Halpern's two most memorable college games include the one he'd most like to remember -- and one he'd like to forget.
"The university does its job academically. What's happening now is more guys are coming in and can see a hockey career out of playing there. (Current coach) Guy Gadowsky has instilled an attitude that is creating NHL kind of players."
-- Jeff Halpern
"The (ECAC) championship game when we beat Clarkson was the game I'll remember the most," said Halpern, recalling the win that sent the Tigers to their first NCAA Tournament appearance. "The best memory I'll take out of my four years."
A week later on March 27, 1998, the Tigers took on mighty Michigan, led by goalie Marty Turco
"Then Michigan," said Halpern. "I actually put the game-winning goal in our own net (in a 2-1 loss). It was a harmless play -- they were changing and there was a guy going down the wing. I just kind of threw it to the front of the net. When I went to skate with it to get it on my backhand, it hit my foot and rolled toward the net. Right before the goalie stopped it, it hopped over his stick and kept rolling into the net.

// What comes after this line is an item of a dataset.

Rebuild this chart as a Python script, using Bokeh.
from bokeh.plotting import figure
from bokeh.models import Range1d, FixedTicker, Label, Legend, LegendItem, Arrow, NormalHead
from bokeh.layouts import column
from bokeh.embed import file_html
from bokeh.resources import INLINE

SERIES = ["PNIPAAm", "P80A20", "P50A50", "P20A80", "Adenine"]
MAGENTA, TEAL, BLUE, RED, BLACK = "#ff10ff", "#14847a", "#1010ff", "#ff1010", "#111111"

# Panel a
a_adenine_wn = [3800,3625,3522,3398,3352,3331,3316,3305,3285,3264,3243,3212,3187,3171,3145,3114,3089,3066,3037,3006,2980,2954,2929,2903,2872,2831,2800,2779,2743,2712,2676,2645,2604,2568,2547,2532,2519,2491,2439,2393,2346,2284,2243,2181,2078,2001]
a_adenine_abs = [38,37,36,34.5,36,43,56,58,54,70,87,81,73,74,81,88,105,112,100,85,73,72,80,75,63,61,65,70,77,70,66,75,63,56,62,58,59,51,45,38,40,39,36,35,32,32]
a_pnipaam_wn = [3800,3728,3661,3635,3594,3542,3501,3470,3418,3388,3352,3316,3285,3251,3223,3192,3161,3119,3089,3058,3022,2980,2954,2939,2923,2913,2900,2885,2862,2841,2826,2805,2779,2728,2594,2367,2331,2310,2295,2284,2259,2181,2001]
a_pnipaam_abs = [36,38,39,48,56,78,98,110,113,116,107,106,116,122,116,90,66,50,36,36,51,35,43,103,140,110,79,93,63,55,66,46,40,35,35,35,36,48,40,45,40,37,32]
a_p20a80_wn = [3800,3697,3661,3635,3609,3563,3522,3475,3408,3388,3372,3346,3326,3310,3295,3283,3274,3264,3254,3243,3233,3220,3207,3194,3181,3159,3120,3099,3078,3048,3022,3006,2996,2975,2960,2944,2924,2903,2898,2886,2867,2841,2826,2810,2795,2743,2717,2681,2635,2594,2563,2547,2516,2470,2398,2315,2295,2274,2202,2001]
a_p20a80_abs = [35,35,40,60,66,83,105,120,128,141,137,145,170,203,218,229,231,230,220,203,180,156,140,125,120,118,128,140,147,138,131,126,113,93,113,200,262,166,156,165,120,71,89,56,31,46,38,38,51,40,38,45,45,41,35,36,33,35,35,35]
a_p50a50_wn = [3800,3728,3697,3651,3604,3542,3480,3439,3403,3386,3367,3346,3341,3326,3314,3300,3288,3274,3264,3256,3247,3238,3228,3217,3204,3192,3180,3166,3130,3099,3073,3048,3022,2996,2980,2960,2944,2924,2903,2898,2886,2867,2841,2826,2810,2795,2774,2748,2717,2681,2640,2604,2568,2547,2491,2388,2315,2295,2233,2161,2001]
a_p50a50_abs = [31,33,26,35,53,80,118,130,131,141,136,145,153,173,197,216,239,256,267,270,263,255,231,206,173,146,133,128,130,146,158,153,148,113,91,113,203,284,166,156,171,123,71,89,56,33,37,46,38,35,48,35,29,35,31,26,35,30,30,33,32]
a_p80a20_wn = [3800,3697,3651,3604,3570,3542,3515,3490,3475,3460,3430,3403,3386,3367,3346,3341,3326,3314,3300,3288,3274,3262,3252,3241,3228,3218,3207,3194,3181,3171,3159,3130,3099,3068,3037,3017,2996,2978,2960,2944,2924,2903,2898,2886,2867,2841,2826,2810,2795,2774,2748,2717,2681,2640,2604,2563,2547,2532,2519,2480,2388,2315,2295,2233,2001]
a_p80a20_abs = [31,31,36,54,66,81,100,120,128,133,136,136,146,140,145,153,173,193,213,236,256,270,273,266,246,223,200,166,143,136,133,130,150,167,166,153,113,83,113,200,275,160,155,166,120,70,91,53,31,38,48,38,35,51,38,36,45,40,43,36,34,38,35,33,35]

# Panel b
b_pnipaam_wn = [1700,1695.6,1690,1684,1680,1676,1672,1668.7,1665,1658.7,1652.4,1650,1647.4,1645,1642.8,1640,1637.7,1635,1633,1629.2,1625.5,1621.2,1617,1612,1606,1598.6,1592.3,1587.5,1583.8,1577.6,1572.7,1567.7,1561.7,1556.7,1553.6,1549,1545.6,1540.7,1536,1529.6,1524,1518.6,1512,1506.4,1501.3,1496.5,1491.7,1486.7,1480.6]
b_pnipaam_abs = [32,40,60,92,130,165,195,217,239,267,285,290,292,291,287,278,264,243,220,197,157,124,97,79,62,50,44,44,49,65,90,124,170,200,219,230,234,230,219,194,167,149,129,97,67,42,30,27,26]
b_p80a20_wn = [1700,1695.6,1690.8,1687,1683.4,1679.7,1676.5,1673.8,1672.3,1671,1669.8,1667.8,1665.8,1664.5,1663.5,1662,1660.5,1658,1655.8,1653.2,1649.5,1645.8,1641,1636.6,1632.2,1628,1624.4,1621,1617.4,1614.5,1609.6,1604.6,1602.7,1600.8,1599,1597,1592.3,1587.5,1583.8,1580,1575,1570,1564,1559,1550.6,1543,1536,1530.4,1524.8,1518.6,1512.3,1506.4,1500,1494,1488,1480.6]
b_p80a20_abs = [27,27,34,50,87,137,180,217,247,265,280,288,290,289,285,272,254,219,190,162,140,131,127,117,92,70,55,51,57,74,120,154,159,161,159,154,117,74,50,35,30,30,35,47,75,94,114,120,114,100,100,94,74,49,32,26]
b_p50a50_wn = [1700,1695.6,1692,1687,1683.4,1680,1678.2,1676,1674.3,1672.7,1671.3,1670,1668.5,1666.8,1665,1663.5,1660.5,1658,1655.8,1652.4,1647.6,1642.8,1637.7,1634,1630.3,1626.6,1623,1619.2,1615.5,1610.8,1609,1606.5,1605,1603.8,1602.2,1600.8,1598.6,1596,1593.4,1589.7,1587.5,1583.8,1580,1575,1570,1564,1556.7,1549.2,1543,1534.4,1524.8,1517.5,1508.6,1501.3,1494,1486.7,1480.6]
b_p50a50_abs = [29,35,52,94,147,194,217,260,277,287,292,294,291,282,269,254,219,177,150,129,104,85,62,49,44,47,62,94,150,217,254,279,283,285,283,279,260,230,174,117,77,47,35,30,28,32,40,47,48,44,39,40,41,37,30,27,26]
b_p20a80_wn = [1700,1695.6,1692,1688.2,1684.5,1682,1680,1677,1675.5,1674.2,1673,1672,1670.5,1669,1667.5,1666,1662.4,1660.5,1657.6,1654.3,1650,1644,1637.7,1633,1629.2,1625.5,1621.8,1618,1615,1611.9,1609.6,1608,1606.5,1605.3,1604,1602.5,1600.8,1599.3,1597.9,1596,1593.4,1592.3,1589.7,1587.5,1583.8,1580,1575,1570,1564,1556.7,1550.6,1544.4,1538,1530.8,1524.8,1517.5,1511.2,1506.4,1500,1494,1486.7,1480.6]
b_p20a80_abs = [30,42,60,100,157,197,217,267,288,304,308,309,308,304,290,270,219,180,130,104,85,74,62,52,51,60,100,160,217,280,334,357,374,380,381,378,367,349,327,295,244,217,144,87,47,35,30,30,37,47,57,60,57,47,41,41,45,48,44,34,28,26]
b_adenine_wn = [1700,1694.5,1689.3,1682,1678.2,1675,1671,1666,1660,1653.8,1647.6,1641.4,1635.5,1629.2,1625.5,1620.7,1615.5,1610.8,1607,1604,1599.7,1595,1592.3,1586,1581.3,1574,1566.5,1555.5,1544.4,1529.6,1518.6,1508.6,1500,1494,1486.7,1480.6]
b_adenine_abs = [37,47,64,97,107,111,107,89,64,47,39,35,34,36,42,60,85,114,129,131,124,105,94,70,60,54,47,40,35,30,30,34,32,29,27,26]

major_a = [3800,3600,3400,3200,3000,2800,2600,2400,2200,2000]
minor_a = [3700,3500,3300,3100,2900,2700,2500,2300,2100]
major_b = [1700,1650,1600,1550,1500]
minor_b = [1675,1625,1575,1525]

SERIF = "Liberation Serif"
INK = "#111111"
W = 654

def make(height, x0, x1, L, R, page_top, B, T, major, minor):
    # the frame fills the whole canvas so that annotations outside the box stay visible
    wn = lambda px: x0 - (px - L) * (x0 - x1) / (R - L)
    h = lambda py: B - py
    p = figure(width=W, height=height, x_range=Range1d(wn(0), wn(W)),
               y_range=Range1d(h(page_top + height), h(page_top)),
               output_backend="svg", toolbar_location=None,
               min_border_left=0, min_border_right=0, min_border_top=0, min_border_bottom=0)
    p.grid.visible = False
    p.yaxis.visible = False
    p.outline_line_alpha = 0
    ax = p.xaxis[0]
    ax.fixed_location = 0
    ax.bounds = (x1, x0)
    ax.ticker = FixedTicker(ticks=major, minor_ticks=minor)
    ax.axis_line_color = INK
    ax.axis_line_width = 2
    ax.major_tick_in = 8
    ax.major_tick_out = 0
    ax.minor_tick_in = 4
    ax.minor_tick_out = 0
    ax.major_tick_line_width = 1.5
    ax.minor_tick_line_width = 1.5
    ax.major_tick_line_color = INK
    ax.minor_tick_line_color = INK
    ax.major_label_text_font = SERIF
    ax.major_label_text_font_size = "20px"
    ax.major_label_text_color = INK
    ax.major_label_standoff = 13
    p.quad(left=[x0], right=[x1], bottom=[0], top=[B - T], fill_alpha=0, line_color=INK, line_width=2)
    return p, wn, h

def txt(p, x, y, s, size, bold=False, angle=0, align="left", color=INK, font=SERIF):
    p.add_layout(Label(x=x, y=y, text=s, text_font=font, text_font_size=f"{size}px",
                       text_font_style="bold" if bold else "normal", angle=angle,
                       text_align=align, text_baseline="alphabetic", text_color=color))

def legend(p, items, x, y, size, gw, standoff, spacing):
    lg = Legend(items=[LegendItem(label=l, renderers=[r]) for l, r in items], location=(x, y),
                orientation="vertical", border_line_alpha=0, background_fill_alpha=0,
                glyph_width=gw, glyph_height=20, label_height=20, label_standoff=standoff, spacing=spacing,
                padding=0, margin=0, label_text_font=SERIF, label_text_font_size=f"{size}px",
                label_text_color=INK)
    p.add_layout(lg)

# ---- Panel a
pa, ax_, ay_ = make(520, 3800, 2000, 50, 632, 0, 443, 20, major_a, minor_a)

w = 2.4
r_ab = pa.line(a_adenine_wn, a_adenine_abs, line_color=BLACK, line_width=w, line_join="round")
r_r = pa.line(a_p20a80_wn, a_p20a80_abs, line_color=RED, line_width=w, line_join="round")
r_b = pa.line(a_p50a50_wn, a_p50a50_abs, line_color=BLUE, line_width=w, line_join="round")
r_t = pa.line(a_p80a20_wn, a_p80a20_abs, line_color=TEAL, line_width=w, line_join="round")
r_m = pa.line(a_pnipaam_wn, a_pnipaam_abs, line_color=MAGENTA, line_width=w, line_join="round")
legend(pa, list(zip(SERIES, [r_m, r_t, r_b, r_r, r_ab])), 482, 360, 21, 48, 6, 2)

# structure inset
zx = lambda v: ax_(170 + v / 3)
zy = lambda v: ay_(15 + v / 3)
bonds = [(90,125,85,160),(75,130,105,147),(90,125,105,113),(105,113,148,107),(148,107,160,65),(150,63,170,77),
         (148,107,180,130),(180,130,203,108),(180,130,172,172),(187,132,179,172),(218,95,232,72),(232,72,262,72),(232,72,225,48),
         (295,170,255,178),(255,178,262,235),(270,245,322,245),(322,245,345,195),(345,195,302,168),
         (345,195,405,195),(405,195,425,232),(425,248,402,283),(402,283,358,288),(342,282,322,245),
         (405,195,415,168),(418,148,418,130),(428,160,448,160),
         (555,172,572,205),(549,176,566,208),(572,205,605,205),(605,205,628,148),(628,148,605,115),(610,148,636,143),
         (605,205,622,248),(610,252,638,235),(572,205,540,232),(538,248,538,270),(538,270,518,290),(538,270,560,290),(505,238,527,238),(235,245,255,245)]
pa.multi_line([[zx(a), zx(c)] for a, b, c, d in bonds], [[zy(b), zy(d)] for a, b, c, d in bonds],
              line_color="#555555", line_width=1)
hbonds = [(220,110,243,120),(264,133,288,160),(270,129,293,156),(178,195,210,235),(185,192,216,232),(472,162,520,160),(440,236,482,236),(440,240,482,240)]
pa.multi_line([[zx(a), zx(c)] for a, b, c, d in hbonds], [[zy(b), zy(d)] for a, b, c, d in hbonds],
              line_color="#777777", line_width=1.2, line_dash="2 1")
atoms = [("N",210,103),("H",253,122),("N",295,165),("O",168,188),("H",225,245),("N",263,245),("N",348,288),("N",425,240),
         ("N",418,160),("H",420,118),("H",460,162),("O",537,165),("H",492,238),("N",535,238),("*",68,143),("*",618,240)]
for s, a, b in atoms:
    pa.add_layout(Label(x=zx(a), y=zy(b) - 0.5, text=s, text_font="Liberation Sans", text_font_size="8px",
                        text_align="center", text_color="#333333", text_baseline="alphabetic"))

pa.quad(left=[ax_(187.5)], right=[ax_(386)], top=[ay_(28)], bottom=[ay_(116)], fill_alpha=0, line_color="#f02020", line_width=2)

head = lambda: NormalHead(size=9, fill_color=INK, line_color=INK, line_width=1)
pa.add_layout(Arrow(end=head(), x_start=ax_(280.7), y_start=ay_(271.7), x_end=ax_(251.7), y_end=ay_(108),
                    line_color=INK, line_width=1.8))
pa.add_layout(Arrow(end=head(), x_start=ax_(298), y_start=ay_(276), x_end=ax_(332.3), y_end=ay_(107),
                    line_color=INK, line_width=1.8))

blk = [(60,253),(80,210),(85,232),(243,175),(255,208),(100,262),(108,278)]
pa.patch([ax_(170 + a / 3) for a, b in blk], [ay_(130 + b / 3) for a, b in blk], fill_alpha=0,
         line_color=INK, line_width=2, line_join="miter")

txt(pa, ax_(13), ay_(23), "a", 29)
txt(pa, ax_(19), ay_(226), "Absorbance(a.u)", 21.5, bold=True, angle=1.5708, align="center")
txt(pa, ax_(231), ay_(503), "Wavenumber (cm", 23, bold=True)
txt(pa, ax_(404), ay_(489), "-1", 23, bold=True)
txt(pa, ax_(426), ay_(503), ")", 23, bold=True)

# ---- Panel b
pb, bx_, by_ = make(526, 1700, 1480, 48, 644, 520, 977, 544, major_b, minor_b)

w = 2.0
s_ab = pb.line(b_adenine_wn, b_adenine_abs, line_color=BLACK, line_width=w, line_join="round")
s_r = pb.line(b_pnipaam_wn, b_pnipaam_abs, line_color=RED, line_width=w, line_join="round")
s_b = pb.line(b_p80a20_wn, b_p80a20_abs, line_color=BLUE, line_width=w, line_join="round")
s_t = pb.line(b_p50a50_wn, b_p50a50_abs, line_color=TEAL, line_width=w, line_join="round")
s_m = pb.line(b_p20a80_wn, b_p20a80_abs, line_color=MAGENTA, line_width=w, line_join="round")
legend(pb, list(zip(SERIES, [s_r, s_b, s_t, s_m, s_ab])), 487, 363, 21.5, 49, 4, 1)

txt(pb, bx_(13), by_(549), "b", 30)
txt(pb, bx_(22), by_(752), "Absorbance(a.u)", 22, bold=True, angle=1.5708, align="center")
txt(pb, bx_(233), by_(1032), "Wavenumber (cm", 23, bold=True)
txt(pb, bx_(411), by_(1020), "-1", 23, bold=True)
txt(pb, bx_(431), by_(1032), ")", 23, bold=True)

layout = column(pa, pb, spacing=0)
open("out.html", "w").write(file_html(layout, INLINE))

"Michigan went on to win (the national title) that year, but our team could have surprised a lot of teams. We threw everything we had at them in the third but came up short."

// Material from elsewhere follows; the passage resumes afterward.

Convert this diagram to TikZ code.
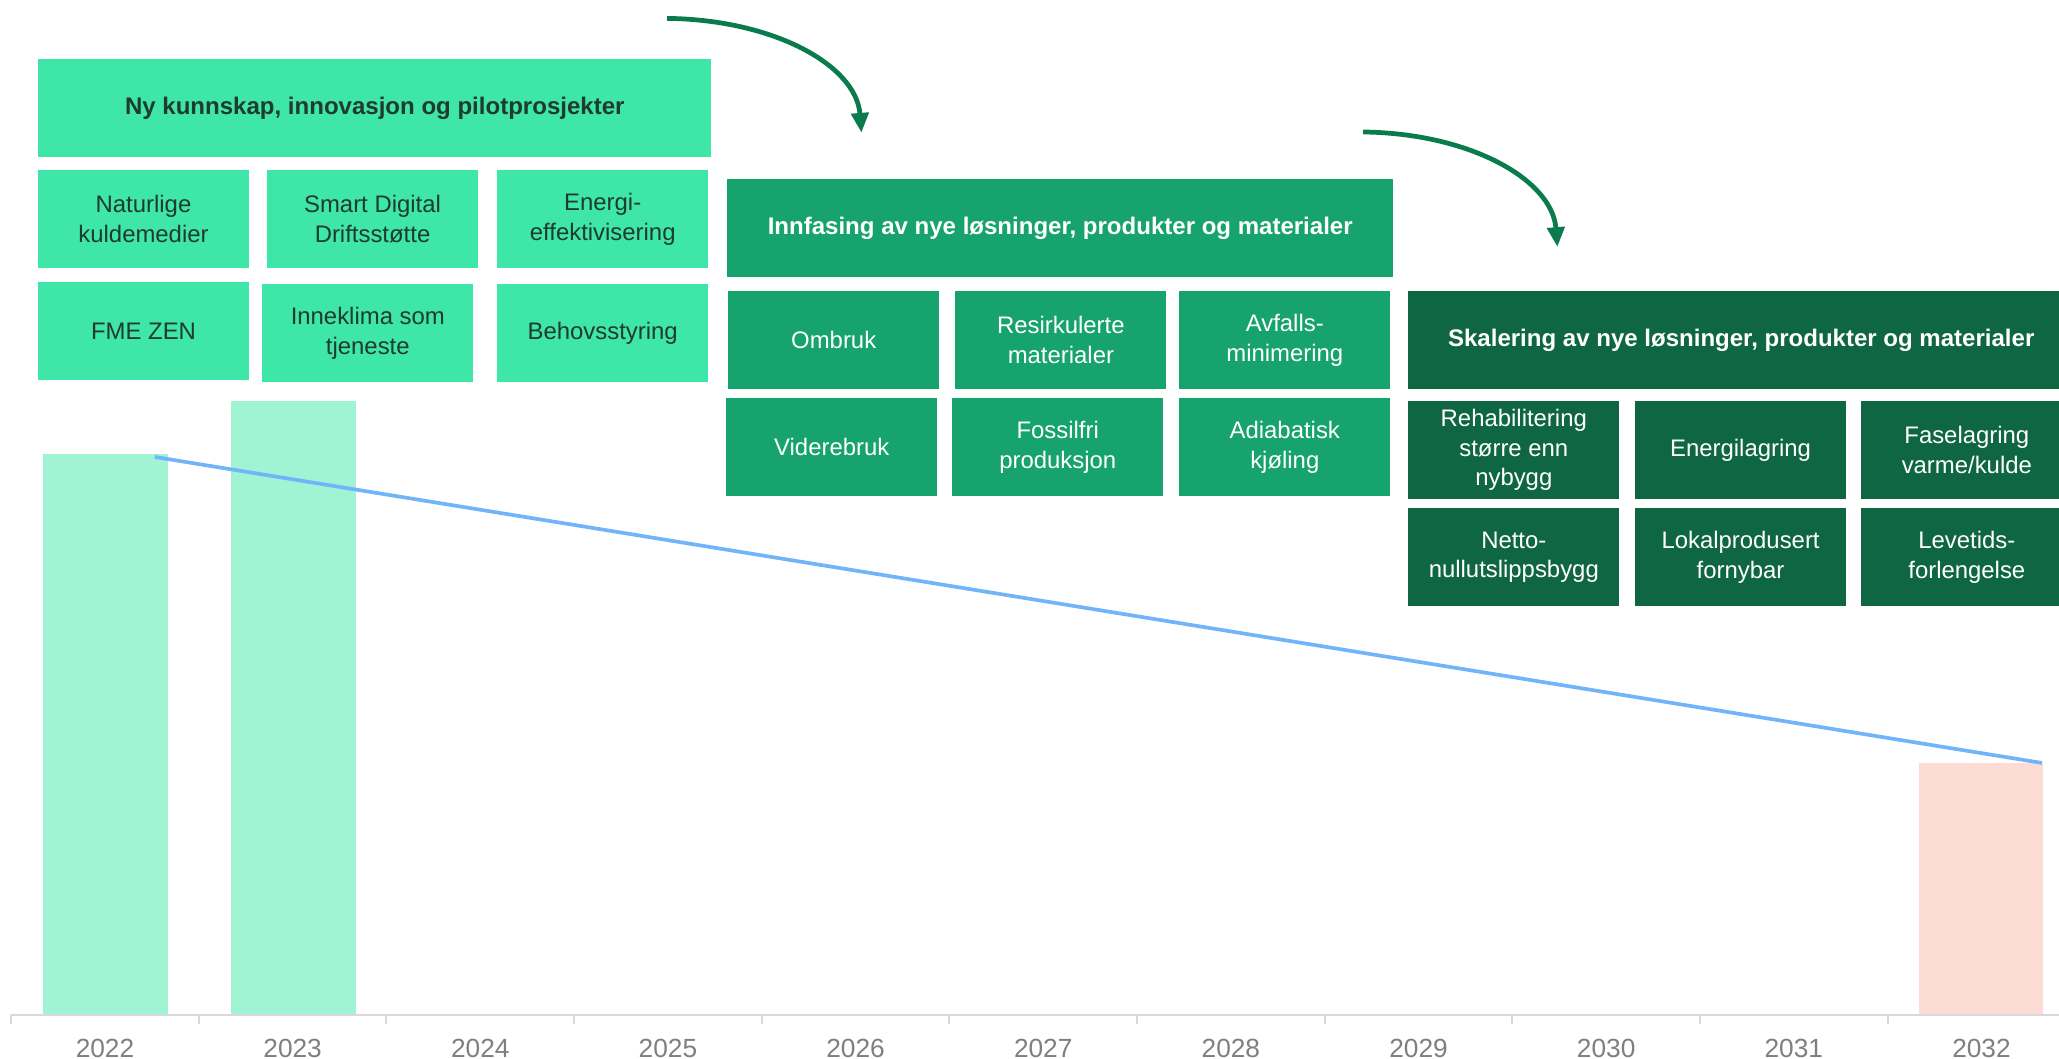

A few months later, before his senior season began, Halpern was invited to the Capitals' summer camp -- and again after he graduated.

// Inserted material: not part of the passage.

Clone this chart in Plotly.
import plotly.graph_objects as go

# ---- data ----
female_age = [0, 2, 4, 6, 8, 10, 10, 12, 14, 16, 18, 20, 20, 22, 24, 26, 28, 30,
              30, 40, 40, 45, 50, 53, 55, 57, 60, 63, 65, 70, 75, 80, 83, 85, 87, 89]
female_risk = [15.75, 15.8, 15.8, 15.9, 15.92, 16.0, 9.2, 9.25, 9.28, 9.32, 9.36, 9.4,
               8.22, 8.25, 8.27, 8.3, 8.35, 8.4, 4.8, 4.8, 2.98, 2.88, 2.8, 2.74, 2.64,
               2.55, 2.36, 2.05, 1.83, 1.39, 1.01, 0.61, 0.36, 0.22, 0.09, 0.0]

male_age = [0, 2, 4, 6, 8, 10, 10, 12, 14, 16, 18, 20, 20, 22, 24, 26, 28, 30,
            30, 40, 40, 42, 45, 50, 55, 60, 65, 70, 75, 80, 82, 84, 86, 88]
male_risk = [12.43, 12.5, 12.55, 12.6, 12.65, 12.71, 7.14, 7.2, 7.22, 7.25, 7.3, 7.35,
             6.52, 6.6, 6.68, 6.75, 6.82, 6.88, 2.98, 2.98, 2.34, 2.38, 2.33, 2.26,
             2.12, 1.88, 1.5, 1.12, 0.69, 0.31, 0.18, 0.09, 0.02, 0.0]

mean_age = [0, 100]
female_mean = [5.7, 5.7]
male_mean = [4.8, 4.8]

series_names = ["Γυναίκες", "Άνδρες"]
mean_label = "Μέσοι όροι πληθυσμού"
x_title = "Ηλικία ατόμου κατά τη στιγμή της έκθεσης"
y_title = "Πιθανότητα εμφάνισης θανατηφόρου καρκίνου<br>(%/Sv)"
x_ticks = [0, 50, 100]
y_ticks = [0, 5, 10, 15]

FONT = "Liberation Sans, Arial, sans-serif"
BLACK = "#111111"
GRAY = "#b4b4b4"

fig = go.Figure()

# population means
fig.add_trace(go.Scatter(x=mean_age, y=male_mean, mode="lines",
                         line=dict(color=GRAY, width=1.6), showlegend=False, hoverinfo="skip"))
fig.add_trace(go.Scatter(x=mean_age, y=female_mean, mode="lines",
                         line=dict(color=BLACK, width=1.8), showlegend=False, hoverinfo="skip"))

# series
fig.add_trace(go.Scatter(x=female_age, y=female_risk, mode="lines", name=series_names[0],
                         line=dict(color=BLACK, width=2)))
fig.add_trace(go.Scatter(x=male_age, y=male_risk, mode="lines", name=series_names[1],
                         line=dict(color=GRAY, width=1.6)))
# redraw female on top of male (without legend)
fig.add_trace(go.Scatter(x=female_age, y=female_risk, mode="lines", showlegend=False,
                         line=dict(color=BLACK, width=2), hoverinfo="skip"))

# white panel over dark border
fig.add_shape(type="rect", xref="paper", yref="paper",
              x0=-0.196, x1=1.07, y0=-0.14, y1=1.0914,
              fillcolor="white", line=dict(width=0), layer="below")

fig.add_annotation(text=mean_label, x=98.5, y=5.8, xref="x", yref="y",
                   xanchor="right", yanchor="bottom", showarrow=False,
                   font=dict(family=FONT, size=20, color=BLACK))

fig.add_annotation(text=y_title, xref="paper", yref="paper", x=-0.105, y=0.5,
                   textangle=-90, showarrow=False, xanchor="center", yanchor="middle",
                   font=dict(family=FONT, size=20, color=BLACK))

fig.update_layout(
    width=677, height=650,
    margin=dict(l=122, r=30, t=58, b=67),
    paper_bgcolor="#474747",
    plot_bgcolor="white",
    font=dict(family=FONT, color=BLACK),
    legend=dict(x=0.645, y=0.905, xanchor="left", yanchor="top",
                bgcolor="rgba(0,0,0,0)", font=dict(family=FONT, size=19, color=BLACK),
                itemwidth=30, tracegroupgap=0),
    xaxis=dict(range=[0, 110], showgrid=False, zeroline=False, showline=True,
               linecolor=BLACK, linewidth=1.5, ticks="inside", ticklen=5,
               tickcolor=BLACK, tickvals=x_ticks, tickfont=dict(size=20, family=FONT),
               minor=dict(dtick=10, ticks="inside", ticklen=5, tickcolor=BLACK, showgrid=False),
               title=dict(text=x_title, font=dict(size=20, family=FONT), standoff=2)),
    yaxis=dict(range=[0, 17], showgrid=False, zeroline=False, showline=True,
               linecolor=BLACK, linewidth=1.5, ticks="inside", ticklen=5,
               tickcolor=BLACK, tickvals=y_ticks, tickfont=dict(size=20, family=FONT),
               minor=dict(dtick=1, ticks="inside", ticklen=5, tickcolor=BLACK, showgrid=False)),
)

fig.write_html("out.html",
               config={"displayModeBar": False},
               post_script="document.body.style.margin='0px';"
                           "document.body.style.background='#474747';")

"Still had (playing pro) in the back of my mind after what was talked about at the end of that summer," said Halpern, who left Princeton after scoring 50 goals and 97 points in 69 games in his final two seasons.
"Washington was a place I wanted to play for a couple of reasons," said Halpern, who became the first D.C.-area native to play for the Caps. "One was it was a team I grew up liking; more importantly, they were going through a bit of a turnover and I thought I had a good opportunity to play there. They weren't going to re-sign Joe Juneau, Dale Hunter
retired after that year, they made a few trades. It was a place I could go to and play."
Play he did, with 18 goals and a plus-21 rating in 79 games in his rookie season.
Halpern played six seasons in Washington, then signed a four-year contract with the Dallas Stars
in the summer of 2006. He was traded to Tampa in the Brad Richards
deal during the 2007-08 season.
Halpern also captained the U.S. team at the 2008 World Championships. He's played in five World Championships and the 2005 World Cup.
Leadership and durability factor most in Halpern's professional run. Along with a steady dose of appreciation for where he is.
"I had two big injuries on each knee," he said about those suffered in 2002 and in the '08 World Championships. "Those were hiccups in this run. For me, the longevity is from working as hard as I can to stay a part of this.
"But I think the biggest thing is my approach that my job can be taken away at any moment, from Day 1. This game is so enjoyable. I always say the best thing about the NHL is you get to continue your youth. And get to do it for a living. I know the players who have moved on, they miss being in a room with the competitive atmosphere of the season."
What's in the crystal ball for the 33-year-old Halpern?
"I'll continue playing as long as I can," he said. "Right now I feel the best since my injuries. ... I'd love to coach and continue somewhere in the hockey world in some way."
Likely with a pioneering role of sorts.